WASHINGTON - Municipalities throughout Virginia will receive a share of nearly $155 million in state funds to help with infrastructure projects, Gov. Bob McDonnell announced Friday.
The Commonwealth Transportation Board approved the state matching funds through Virginia’s revenue sharing program, to which localities apply for infrastructure funding help each year. The Virginia Department of Transportation recommends projects to receive the state money, and the CTB approves them. Eligible spending includes construction, maintenance, and improvements. The state match of local spending will help advance $560 million of transportation projects, McDonnell said.

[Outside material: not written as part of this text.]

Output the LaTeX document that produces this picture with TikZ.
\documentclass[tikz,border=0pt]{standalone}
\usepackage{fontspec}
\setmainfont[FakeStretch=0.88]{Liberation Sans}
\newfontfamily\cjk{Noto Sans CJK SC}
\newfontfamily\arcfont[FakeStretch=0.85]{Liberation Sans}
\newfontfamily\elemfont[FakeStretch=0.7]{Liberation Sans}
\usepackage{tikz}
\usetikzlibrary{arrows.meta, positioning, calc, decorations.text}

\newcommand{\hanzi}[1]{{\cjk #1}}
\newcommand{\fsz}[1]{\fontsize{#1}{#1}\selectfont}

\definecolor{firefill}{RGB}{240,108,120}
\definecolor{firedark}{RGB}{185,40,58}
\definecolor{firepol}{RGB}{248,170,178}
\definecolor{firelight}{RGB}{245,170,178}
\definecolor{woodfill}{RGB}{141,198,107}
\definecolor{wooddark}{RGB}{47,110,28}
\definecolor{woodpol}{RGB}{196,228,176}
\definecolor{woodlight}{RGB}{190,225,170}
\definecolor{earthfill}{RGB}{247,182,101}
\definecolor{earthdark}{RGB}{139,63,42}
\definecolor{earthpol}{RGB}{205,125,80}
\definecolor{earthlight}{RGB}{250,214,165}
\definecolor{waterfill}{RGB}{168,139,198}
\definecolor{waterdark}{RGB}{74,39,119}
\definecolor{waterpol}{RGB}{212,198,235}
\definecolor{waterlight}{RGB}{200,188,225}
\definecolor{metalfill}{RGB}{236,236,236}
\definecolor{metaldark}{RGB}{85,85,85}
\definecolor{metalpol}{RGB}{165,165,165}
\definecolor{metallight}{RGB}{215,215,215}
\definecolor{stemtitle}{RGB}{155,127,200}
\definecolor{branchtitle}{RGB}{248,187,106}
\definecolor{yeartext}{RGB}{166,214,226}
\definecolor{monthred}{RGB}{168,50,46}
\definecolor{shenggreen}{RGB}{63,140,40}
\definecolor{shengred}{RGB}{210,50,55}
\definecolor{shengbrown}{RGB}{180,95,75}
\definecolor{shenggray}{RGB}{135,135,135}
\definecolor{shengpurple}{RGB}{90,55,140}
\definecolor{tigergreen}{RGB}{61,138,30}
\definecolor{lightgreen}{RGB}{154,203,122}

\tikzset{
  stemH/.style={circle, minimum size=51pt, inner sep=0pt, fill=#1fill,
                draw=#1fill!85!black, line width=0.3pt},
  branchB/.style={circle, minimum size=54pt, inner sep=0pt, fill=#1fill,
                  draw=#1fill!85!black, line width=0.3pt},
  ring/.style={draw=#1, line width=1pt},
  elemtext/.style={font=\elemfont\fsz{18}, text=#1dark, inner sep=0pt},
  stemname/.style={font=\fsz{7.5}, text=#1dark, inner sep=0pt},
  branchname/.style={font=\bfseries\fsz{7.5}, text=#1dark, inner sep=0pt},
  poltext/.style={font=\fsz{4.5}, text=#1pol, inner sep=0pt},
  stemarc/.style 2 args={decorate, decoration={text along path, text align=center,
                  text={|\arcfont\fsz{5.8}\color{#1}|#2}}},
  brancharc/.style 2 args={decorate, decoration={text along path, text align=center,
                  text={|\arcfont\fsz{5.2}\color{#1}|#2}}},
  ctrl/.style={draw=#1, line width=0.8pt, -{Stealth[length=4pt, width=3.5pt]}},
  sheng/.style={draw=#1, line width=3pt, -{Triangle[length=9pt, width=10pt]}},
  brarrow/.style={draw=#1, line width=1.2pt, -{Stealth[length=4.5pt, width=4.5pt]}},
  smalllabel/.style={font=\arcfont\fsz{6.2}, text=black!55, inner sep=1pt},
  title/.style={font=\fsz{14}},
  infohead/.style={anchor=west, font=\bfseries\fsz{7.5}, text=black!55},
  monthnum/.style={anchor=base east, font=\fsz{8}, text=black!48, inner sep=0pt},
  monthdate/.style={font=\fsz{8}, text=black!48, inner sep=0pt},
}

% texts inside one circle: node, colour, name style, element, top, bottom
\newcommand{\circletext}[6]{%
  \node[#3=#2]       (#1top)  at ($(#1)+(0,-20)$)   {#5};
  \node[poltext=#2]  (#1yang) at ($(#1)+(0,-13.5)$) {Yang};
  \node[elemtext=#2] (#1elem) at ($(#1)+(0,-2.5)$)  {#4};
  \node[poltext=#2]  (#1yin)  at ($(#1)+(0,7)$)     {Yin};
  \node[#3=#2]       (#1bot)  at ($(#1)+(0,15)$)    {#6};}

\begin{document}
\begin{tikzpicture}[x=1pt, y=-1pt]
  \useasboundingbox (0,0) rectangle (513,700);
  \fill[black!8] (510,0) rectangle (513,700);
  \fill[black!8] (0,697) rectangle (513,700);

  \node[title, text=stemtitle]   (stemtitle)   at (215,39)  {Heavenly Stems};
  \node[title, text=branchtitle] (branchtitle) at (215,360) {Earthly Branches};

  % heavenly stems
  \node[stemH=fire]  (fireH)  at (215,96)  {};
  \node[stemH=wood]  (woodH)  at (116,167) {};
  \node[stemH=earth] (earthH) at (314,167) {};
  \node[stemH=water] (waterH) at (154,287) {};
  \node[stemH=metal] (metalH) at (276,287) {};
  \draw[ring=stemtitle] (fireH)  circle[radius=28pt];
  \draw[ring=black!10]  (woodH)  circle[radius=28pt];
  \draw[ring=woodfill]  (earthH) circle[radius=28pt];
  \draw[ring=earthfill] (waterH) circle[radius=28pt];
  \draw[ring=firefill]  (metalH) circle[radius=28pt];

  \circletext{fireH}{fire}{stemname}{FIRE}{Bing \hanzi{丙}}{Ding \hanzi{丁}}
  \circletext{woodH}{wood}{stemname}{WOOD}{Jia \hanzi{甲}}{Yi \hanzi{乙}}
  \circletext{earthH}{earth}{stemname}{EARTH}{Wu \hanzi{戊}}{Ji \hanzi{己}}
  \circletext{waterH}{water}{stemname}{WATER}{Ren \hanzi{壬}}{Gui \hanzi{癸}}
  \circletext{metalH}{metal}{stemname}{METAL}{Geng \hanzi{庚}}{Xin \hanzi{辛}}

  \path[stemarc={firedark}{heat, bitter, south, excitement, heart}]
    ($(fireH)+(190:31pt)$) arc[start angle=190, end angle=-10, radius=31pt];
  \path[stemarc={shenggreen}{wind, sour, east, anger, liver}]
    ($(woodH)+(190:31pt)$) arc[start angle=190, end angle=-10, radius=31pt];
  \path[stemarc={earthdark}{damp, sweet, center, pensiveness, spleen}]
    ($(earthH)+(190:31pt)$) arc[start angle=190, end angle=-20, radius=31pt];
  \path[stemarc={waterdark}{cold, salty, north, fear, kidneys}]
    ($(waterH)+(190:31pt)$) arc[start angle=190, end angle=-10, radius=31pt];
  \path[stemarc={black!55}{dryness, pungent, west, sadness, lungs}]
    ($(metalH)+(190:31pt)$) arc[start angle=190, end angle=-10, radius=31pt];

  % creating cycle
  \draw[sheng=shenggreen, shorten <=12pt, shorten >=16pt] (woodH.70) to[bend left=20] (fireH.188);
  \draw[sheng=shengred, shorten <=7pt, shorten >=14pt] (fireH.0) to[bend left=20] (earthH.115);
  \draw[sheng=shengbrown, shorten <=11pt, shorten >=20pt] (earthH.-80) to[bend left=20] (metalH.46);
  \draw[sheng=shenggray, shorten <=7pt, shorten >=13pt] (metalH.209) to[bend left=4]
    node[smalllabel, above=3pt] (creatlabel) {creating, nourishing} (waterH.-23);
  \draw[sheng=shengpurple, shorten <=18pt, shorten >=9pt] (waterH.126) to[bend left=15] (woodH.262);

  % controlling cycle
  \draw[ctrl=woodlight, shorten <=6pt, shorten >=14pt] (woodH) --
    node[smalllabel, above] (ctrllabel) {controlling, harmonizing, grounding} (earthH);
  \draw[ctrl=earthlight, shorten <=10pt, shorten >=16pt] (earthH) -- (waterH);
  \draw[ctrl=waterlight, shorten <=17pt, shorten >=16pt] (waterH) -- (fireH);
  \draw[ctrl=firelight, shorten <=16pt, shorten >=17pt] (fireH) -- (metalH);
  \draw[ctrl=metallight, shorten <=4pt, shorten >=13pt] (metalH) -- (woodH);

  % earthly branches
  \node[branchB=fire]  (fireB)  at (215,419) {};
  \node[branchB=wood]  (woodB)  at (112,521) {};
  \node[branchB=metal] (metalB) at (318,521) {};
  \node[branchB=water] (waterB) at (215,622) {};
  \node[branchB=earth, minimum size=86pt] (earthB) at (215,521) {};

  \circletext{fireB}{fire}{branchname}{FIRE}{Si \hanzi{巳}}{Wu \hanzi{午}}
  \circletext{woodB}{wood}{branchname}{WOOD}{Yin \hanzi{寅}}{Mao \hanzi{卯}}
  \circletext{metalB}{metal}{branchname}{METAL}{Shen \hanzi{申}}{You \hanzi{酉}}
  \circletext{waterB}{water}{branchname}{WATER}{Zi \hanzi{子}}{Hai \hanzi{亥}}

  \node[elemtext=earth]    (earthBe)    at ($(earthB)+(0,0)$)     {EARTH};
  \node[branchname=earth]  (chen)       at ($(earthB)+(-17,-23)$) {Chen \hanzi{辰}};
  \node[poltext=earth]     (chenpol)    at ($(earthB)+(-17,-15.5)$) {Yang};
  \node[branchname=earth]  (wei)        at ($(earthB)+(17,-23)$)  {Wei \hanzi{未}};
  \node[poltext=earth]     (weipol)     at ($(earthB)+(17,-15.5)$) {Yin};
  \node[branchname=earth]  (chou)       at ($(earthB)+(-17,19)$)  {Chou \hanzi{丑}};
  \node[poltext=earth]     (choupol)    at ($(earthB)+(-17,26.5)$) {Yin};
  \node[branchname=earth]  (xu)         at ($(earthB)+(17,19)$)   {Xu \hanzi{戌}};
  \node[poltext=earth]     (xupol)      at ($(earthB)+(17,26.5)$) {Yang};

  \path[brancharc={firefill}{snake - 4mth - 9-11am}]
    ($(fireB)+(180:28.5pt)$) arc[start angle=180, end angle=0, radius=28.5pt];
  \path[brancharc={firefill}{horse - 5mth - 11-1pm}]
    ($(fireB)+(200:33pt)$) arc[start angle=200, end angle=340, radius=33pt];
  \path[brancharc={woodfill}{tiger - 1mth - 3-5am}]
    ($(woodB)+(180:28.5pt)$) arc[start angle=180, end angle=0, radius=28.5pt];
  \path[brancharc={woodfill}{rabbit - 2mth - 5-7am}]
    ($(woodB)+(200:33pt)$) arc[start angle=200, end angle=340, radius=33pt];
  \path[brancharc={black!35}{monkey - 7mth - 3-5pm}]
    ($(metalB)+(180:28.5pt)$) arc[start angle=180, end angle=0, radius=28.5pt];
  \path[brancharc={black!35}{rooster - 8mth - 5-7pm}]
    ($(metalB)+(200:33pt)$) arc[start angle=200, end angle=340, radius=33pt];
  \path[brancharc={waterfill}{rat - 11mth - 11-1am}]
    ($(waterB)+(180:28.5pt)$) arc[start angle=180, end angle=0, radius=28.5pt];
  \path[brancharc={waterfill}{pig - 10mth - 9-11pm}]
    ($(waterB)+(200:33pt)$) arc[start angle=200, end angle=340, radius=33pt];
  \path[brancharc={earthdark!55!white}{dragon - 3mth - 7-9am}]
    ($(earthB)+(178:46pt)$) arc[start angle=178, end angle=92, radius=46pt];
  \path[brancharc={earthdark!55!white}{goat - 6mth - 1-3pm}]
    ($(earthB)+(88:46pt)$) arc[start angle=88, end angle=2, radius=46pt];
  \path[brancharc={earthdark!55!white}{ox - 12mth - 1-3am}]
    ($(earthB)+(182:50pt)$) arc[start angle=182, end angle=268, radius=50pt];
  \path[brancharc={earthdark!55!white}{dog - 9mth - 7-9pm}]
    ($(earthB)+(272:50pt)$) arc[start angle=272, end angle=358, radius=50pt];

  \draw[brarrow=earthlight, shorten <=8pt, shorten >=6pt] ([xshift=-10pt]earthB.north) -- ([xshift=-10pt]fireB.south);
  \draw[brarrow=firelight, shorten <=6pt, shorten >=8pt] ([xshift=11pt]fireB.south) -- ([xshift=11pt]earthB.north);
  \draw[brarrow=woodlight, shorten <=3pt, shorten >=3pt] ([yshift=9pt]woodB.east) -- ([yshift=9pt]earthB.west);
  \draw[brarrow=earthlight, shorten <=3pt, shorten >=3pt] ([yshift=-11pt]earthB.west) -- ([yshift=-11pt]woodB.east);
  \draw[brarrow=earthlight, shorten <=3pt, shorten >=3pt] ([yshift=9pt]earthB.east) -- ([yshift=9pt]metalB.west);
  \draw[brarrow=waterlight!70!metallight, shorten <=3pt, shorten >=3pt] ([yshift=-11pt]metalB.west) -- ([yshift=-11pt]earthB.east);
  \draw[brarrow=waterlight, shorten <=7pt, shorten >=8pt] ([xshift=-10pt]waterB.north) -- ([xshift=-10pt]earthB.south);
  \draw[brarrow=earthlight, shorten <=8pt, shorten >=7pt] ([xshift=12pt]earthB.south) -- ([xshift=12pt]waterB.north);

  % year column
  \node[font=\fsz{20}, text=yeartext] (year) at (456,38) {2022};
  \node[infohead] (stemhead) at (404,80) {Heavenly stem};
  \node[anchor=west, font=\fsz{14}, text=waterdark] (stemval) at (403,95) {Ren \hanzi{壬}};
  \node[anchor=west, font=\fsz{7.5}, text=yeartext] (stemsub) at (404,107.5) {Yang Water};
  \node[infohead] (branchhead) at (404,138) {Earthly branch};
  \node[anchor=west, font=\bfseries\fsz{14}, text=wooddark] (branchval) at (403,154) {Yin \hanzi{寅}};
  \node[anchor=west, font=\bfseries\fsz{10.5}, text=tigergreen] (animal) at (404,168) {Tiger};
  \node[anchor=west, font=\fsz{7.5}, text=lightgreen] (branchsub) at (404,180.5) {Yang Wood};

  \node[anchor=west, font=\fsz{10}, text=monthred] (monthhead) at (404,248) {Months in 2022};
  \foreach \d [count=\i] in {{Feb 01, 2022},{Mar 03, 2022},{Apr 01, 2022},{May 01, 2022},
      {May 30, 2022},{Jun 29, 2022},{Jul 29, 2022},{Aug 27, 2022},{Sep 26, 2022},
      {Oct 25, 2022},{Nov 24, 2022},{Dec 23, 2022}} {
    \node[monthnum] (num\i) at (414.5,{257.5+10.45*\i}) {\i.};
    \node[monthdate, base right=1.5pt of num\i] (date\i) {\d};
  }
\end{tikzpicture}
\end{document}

“Small towns to large urban areas are able to leverage state dollars to make critical transportation improvements in their communities, such as rebuilding roads and bridges, widening roads, installing new traffic signals and repaving roads,” said McDonnell. “The revenue sharing program allows localities and the state to work together to invest transportation dollars where they are needed most.”
CTB chair and transportation secretary Sean Connaughton also stressed the importance of the program for localities that cannot easily tap the market for infrastructure finance.
“The revenue sharing program is a critical funding source for localities to move ahead on their transportation priorities,” Connaughton said. “The state’s contribution advances more than a half billion of transportation projects that will improve safety, ease congestion and make transportation better statewide.”
McDonnell has made transportation funding a major focus of his administration, culminating in the passage earlier this year of a controversial comprehensive transportation law that slashed per-gallon gas taxes in favor of taxes on fuel wholesalers and a bump in the state’s general sales tax.
McDonnell’s office highlighted a number of projects that will receive state money, ranging from surface street improvements in more rural areas to citywide repaving in the commonwealth capital of Richmond.